Manchester United Plc (MANU:US) said its fourth-quarter loss narrowed as the soccer team earned more from sponsorship on the way to a record-extending 20th English league title. Annual revenue rose 13 percent to a record 363.2 million pounds ($580 million).
The net loss was 2.7 million pounds, or 2 pence per share, for the three months to June 30, after a 10.6 million-pound loss, or 7 pence a share, in the year-earlier period, the company said in a statement. Net income before adjustments, which included tax charges from before last year’s initial public offering, was 106 million pounds, compared with a 14.9 million-pound loss.
Revenue rose 14 percent in the quarter to 85.1 million pounds as United continued a “scalpel not a spade approach” to mining territories for sponsors, Executive Vice-Chairman Ed Woodward said in a conference call with analysts.
“Our commercial business continues to be a very powerful engine of growth, enabling the team to continue to be successful,” Woodward said in a statement.
Sponsorship sales rose 49 percent for the quarter to 21.3 million pounds.
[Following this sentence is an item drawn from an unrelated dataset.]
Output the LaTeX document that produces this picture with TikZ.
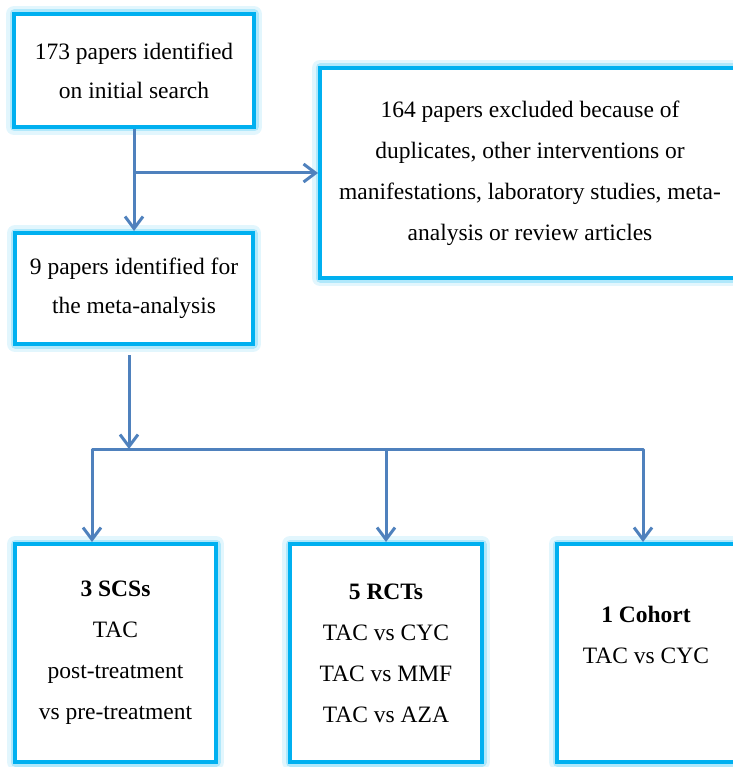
\documentclass[tikz,border=0pt]{standalone}
\usepackage{fontspec}
\setmainfont{Liberation Serif}
\usetikzlibrary{positioning,arrows.meta}
\definecolor{linkblue}{HTML}{4F81BD}
\definecolor{boxblue}{HTML}{00B0F0}
\definecolor{glowout}{HTML}{E2F6FD}
\definecolor{glowin}{HTML}{B0E8FB}

\tikzset{
  box/.style={draw=boxblue, line width=4pt, fill=white, align=center,
    inner sep=6pt,
    preaction={draw=glowout, line width=16pt, line join=round},
    preaction={draw=glowin, line width=9pt, line join=round},
    font=\fontsize{23.5pt}{41pt}\selectfont},
  topbox/.style={box, font=\fontsize{23.5pt}{39pt}\selectfont},
  link/.style={draw=linkblue, line width=3pt, line join=round},
}

\begin{document}
\begin{tikzpicture}[x=1pt, y=1pt,
    >={Straight Barb[length=12pt,width=18pt]}]
    \useasboundingbox (0,0) rectangle (732,-767);

    % boxes
    \node[topbox, minimum width=240pt, minimum height=113pt] (search) at (134,-70.5)
        {173 papers identified\\on initial search};
    \node[box, minimum width=420pt, minimum height=210pt] (excl) at (530,-173)
        {164 papers excluded because of\\duplicates, other interventions or\\manifestations, laboratory studies, meta-\\analysis or review articles};
    \node[topbox, minimum width=238pt, minimum height=111pt] (meta) at (134,-288.5)
        {9 papers identified for\\the meta-analysis};

    \node[box, minimum width=201pt, minimum height=218pt] (scs) at (115.5,-653)
        {\textbf{3 SCSs}\\TAC\\post-treatment\\vs pre-treatment};
    \node[box, minimum width=192pt, minimum height=218pt] (rct) [right=70pt of scs]
        {\textbf{5 RCTs}\\TAC vs CYC\\TAC vs MMF\\TAC vs AZA};
    \node[box, minimum width=178pt, minimum height=218pt] (cohort) [right=71pt of rct] {};
    \node[align=center, font=\fontsize{23.5pt}{41pt}\selectfont, yshift=18pt] (cohorttxt) at (cohort)
        {\textbf{1 Cohort}\\TAC vs CYC};

    % connectors
    \coordinate (split) at (search.south |- excl.west);
    \coordinate (hub) at (129,-449);
    \coordinate (barL) at (92,-449);
    \coordinate (barR) at (643,-449);

    \draw[link,->] (search.south) -- (meta.north);
    \draw[link,->] (split) -- (excl.west);
    \draw[link,->,shorten <=9pt] (meta.south -| hub) -- (hub);
    \draw[link,->] (rct.north |- barL) -- (barL) -- (barL |- scs.north);
    \draw[link,->] (rct.north |- barL) -- (barR) -- (barR |- cohort.north);
    \draw[link,->] (rct.north |- barL) -- (rct.north);
\end{tikzpicture}
\end{document}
Retail and licensing sales increased by 22 percent to 10.5 million pounds, and so-called matchday revenue increased by 9 percent compared with the year-earlier period when United finished the season without a trophy for the first time since 2005.
In the quarter, United signed sponsorship agreements with the Bank for Investment & Development of Vietnam and Japanese mobile-game designer Gloops Inc.
United, which is in talks about improving its agreement with apparel supplier Nike Inc. (NKE:US), expects revenue to be between 420 million pounds and 430 million pounds for fiscal 2014, based on finishing third in the Premier League and reaching the Champions League and domestic Cup quarterfinals.
United, which raised $233 million in the August 2012 IPO in the U.S., doesn’t have any immediate plans for further share sales, Woodward said, after United made a so-called “shelf” filing that says it may seek to raise $400 million at some point in the future.
United shares were up 0.7 percent at $17.23 at 10:32 a.m. in New York.
Gross debt at United, which was bought in a leveraged takeover by the U.S.-based Glazer family in 2005, declined 11 percent to 389.2 million pounds over the year. Adjusted annual net income was 17.2 million pounds, up from 4.5 million.
United coach David Moyes’s team had a 4-2 home win over Bayer Leverkusen in its opening game of the Champions League yesterday, and is fifth in the Premier League with seven points from four games, three behind leader Liverpool. Moyes replaced Alex Ferguson, who retired in May having led the club to 38 trophies in 26 years.
Under Moyes, United signed Everton midfielder Marouane Fellaini and defender Guillermo Varela from Penarol in the offseason, adding fewer recruits than Premier League competitors such as Manchester City and Chelsea. United rejected offers from Chelsea for striker Wayne Rooney.
United has “not just a strong but a deep squad,” Woodward, a former JPMorgan Chase & Co. banker, told analysts.